Stattdessen geht es in T2 um die Nostalgie selbst. Es geht um das Zurückblicken auf eine vermeintlich geile Zeit, die bei genauerem Hinsehen gar nicht so geil war. Um die Reflektion dessen, was seither passiert ist und was es mit einem gemacht hat.

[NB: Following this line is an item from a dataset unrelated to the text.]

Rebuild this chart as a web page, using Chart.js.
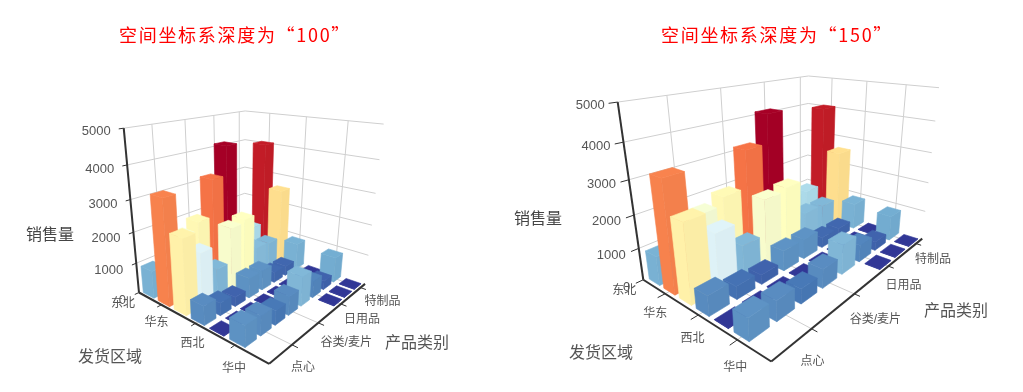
<!DOCTYPE html>
<html lang="zh">
<head>
<meta charset="UTF-8" />
<title>空间坐标系深度</title>
<script src="https://cdn.jsdelivr.net/npm/chart.js@4/dist/chart.umd.js"></script>
<style>
  html, body { margin: 0; padding: 0; background: #fff; overflow: hidden; }
  canvas { position: absolute; top: 0; }
</style>
</head>
<body>
<canvas id="left" width="512" height="392" style="left:0"></canvas>
<canvas id="right" width="511" height="392" style="left:512px"></canvas>
<script>
// data, one list per shipping region, one value per product category
const regions = ['东北', '华北', '华东', '华南', '西北', '西南', '华中'];
const categories = ['点心', '调味品', '谷类/麦片', '海鲜', '日用品', '肉/家禽', '特制品', '饮料'];
const valueTicks = [0, 1000, 2000, 3000, 4000, 5000];
const dongbei = [900, null, null, null, null, null, null, null];
const huabei = [3300, 2000, 2250, 3400, 4300, 1300, 1300, 4050];
const huadong = [2350, 1700, 950, 2050, 2150, 1000, 950, 2600];
const huanan = [600, 400, 300, 650, 650, 350, 330, 900];
const xibei = [0, 0, 0, 0, 0, 0, 0, 0];
const xinan = [650, 600, 450, 600, 950, 550, 300, 850];
const huazhong = [null, null, null, null, null, 0, 0, 0];
const sales = [dongbei, huabei, huadong, huanan, xibei, xinan, huazhong];

const regionLabels = ['东北', '华东', '西北', '华中'];
const categoryLabels = ['点心', '谷类/麦片', '日用品', '特制品'];
const regionTickAt = [-0.5, 1.5, 3.5, 5.5];
const categoryTickAt = [1.5, 3.5, 5.5, 7.5];

const palette = ['#313695', '#4575b4', '#74add1', '#abd9e9', '#e0f3f8', '#ffffbf', '#fee090', '#fdae61', '#f46d43', '#d73027', '#a50026'];
const colorMax = 4300;
const barFill = 0.72;
const textFont = '"Liberation Sans", "Noto Sans CJK SC", sans-serif';
const titleFont = '"Noto Sans CJK SC", sans-serif';

// where the box corners land on the page for each depth setting
const views = [{
  id: 'left', xMin: 0, xMax: 512, title: '空间坐标系深度为“100”', titleX: 119, titleY: 35,
  corners: { A: [140, 292], B: [269, 364.3], C: [366, 283.3], D: [243, 243], Atop: [122.7, 128.3], Ctop: [382.7, 124.3], Dtop: [246.7, 110.7] },
  regionShift: [[-16, 11], [-5, 18], [-3, 20], [-1, 24]],
  categoryShift: [[11, 23], [28, 20], [21, 16], [22, 14]],
  valueName: [50, 236], regionName: [110, 358], categoryName: [417, 344]
}, {
  id: 'right', xMin: 512, xMax: 1023, title: '空间坐标系深度为“150”', titleX: 661, titleY: 35,
  corners: { A: [642.7, 279], B: [771.7, 362], C: [921.7, 238.3], D: [808, 203], Atop: [618, 102.5], Ctop: [939.3, 87.7], Dtop: [808, 75.7] },
  regionShift: [[-19, 11], [-10, 20], [-6, 24], [-2, 28]],
  categoryShift: [[1, 33], [21, 26], [15, 20], [17, 16]],
  valueName: [538, 220], regionName: [601, 354], categoryName: [956, 312]
}];

// least squares fit of a projective camera to the corner points
function fitCamera(c) {
  const pts = [[0, 0, 0, c.A], [1, 0, 0, c.B], [1, 1, 0, c.C], [0, 1, 0, c.D], [0, 0, 1, c.Atop], [1, 1, 1, c.Ctop], [0, 1, 1, c.Dtop]];
  const rows = [];
  pts.forEach(([u, v, w, p]) => {
    rows.push([1, u, v, w, 0, 0, 0, 0, -p[0] * u, -p[0] * v, -p[0] * w, p[0]]);
    rows.push([0, 0, 0, 0, 1, u, v, w, -p[1] * u, -p[1] * v, -p[1] * w, p[1]]);
  });
  const n = 11;
  const m = [];
  for (let i = 0; i < n; i++) {
    m[i] = [];
    for (let j = 0; j <= n; j++) {
      m[i][j] = rows.reduce((s, r) => s + r[i] * r[j], 0);
    }
  }
  for (let i = 0; i < n; i++) {
    let best = i;
    for (let k = i + 1; k < n; k++) if (Math.abs(m[k][i]) > Math.abs(m[best][i])) best = k;
    [m[i], m[best]] = [m[best], m[i]];
    for (let k = 0; k < n; k++) {
      if (k === i) continue;
      const f = m[k][i] / m[i][i];
      for (let j = i; j <= n; j++) m[k][j] -= f * m[i][j];
    }
  }
  return m.map((r, i) => r[n] / r[i]);
}

function shade(hex, f) {
  const n = parseInt(hex.slice(1), 16);
  const ch = [n >> 16, (n >> 8) & 255, n & 255].map(x => Math.min(255, Math.round(x * f)));
  return `rgb(${ch[0]},${ch[1]},${ch[2]})`;
}

function colorFor(value) {
  const t = Math.min(1, value / colorMax) * (palette.length - 1);
  const i = Math.min(palette.length - 2, Math.floor(t));
  const a = parseInt(palette[i].slice(1), 16);
  const b = parseInt(palette[i + 1].slice(1), 16);
  const mix = (s) => Math.round(((a >> s) & 255) * (1 - t + i) + ((b >> s) & 255) * (t - i));
  return '#' + ((1 << 24) + (mix(16) << 16) + (mix(8) << 8) + mix(0)).toString(16).slice(1);
}

// fills the polygon datasets from the positions the scales gave their points
const polygonPlugin = {
  id: 'polygons',
  afterDatasetDraw(chart, args) {
    const ds = chart.data.datasets[args.index];
    if (!ds.polygon) return;
    const ctx = chart.ctx;
    ctx.save();
    ctx.beginPath();
    args.meta.data.forEach((p, i) => (i ? ctx.lineTo(p.x, p.y) : ctx.moveTo(p.x, p.y)));
    ctx.closePath();
    ctx.fillStyle = ds.polygon;
    ctx.strokeStyle = ds.polygon;
    ctx.lineWidth = 0.6;
    ctx.fill();
    ctx.stroke();
    ctx.restore();
  }
};

function buildChart(view) {
  const cam = fitCamera(view.corners);
  // r and c count in cells of the grid, value in sales
  const project = (r, c, value) => {
    const u = r / regions.length, v = c / categories.length, w = value / 5000;
    const d = 1 + cam[8] * u + cam[9] * v + cam[10] * w;
    return {
      x: (cam[0] + cam[1] * u + cam[2] * v + cam[3] * w) / d,
      y: (cam[4] + cam[5] * u + cam[6] * v + cam[7] * w) / d
    };
  };
  const painted = [];
  const line = (a, b, color, width) => painted.push({ data: [a, b], showLine: true, borderColor: color, borderWidth: width, pointRadius: 0 });
  const polygon = (pts, color) => painted.push({ data: pts, polygon: color, showLine: false, pointRadius: 0 });

  const R = regions.length, C = categories.length;
  const grid = '#cfcfcf';
  // walls and floor
  valueTicks.forEach(t => {
    if (t > 0) {
      line(project(0, 0, t), project(0, C, t), grid, 1);
      line(project(0, C, t), project(R, C, t), grid, 1);
    }
  });
  categoryTickAt.forEach(c => {
    line(project(0, c, 0), project(0, c, 5000), grid, 1);
    line(project(0, c, 0), project(R, c, 0), grid, 1);
  });
  regionTickAt.slice(1).forEach(r => {
    line(project(r, C, 0), project(r, C, 5000), grid, 1);
    line(project(r, 0, 0), project(r, C, 0), grid, 1);
  });

  // bars, far ones first so the near ones cover them
  const inset = (1 - barFill) / 2;
  sales.forEach((row, r) => {
    for (let c = C - 1; c >= 0; c--) {
      const value = row[c];
      if (value === null) continue;
      const base = colorFor(value);
      const h = Math.max(value, 12);
      const u0 = r + inset, u1 = r + 1 - inset, v0 = c + inset, v1 = c + 1 - inset;
      polygon([project(u0, v0, 0), project(u1, v0, 0), project(u1, v0, h), project(u0, v0, h)], shade(base, 1));
      polygon([project(u1, v0, 0), project(u1, v1, 0), project(u1, v1, h), project(u1, v0, h)], shade(base, 0.985));
      polygon([project(u0, v0, h), project(u1, v0, h), project(u1, v1, h), project(u0, v1, h)], shade(base, 1.01));
    }
  });

  // axes and tick marks
  const dark = '#333333';
  line(project(0, 0, 0), project(0, 0, 5000), dark, 2);
  line(project(0, 0, 0), project(R, 0, 0), dark, 2);
  line(project(R, 0, 0), project(R, C, 0), dark, 2);
  valueTicks.forEach(t => line(project(0, 0, t), project(0, -0.25, t), dark, 1));
  regionTickAt.slice(1).forEach(r => line(project(r, 0, 0), project(r, -0.25, 0), dark, 1));
  categoryTickAt.forEach(c => line(project(R, c, 0), project(R + 0.25, c, 0), dark, 1));

  const labelsPlugin = {
    id: 'labels',
    afterDraw(chart) {
      const ctx = chart.ctx;
      const sx = chart.scales.x, sy = chart.scales.y;
      const put = (text, x, y, font, color, align) => {
        ctx.font = font;
        ctx.fillStyle = color;
        ctx.textAlign = align || 'center';
        ctx.textBaseline = 'middle';
        ctx.fillText(text, sx.getPixelForValue(x), sy.getPixelForValue(y));
      };
      ctx.save();
      ctx.letterSpacing = '1.7px';
      put(view.title, view.titleX, view.titleY, '18px ' + titleFont, '#ff0000', 'left');
      ctx.letterSpacing = '0px';
      const small = '12px ' + textFont;
      valueTicks.forEach((t, i) => {
        const p = project(0, 0, t);
        put(String(t), p.x - 13, p.y + 3 + (5000 - t) / 1000, '13px ' + textFont, '#555555', 'right');
      });
      regionLabels.forEach((name, i) => {
        const p = project(regionTickAt[i], 0, 0);
        const base = i === 0 ? project(0, 0, 0) : p;
        put(name, base.x + view.regionShift[i][0], base.y + view.regionShift[i][1], small, '#555555');
      });
      categoryLabels.forEach((name, i) => {
        const p = project(R, categoryTickAt[i], 0);
        put(name, p.x + view.categoryShift[i][0], p.y + view.categoryShift[i][1], small, '#555555');
      });
      const big = '16px ' + textFont;
      put('销售量', view.valueName[0], view.valueName[1], big, '#444444');
      put('发货区域', view.regionName[0], view.regionName[1], big, '#555555');
      put('产品类别', view.categoryName[0], view.categoryName[1], big, '#555555');
      ctx.restore();
    }
  };

  new Chart(document.getElementById(view.id).getContext('2d'), {
    type: 'scatter',
    data: { datasets: painted.slice().reverse() },
    options: {
      responsive: false,
      animation: false,
      layout: { padding: 0 },
      plugins: { legend: { display: false }, tooltip: { enabled: false }, title: { display: false } },
      scales: {
        x: { type: 'linear', display: false, min: view.xMin, max: view.xMax },
        y: { type: 'linear', display: false, min: 0, max: 392, reverse: true }
      }
    },
    plugins: [polygonPlugin, labelsPlugin]
  });
}

views.forEach(buildChart);
</script>
</body>
</html>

In T2 Trainspotting gibt es keinen klassischen Sequel-Moment, in dem plötzlich wieder alles wie beim ersten Mal ist, obwohl der Ursprungsfilm sogar materiell mit seinen Originalbildern immer wieder auftaucht, wie ein alter Sample in einem elektronischen Musiktrack. Renton, Spud und Sick Boy fahren zwar gemeinsam an den Ort in den Highlands, an den sie ihr toter Freund Tommy damals geführt hatte, stellen aber sehr schnell fest, dass es dort vor allem ungemütlich ist und der nächste Zug zurück erst in zwei Stunden fährt. Als Renton gegen den Frust anmahnt, dass sie ja wegen Tommy hier sind, widerspricht Sick Boy: „Nostalgia! That’s why you’re here! You’re a tourist in your own youth!“

Erst beim Zusammenstellen dieser Liste und damit beim erneuten Nachdenken über die Filme in ihr ist mir aufgefallen, wie sehr sie auch ein Spiegel der Themen sind, die mich 2017 beschäftigt haben. “Nostalgie”, “Aushalten von Widersprüchen”, “Anstand ohne Konservatismus”, “Fremdsein”, “Glaube und Zweifel”, “Öffentlichkeit und Privatheit” – das alles sind Dinge, auf denen ich persönlich wie politisch, im Internet wie in direkten Gesprächen, nur im eigenen Kopf und in öffentlichen Äußerungen 2017 herumgekaut habe. Viele dieser Themen beschäftigen mich schon länger, manche haben aber 2017 ein neues Gewicht bekommen. Ich bin gespannt ob 2018 – auch angesichts der bevorstehenden privaten Veränderungen – neue Themen hinzukommen.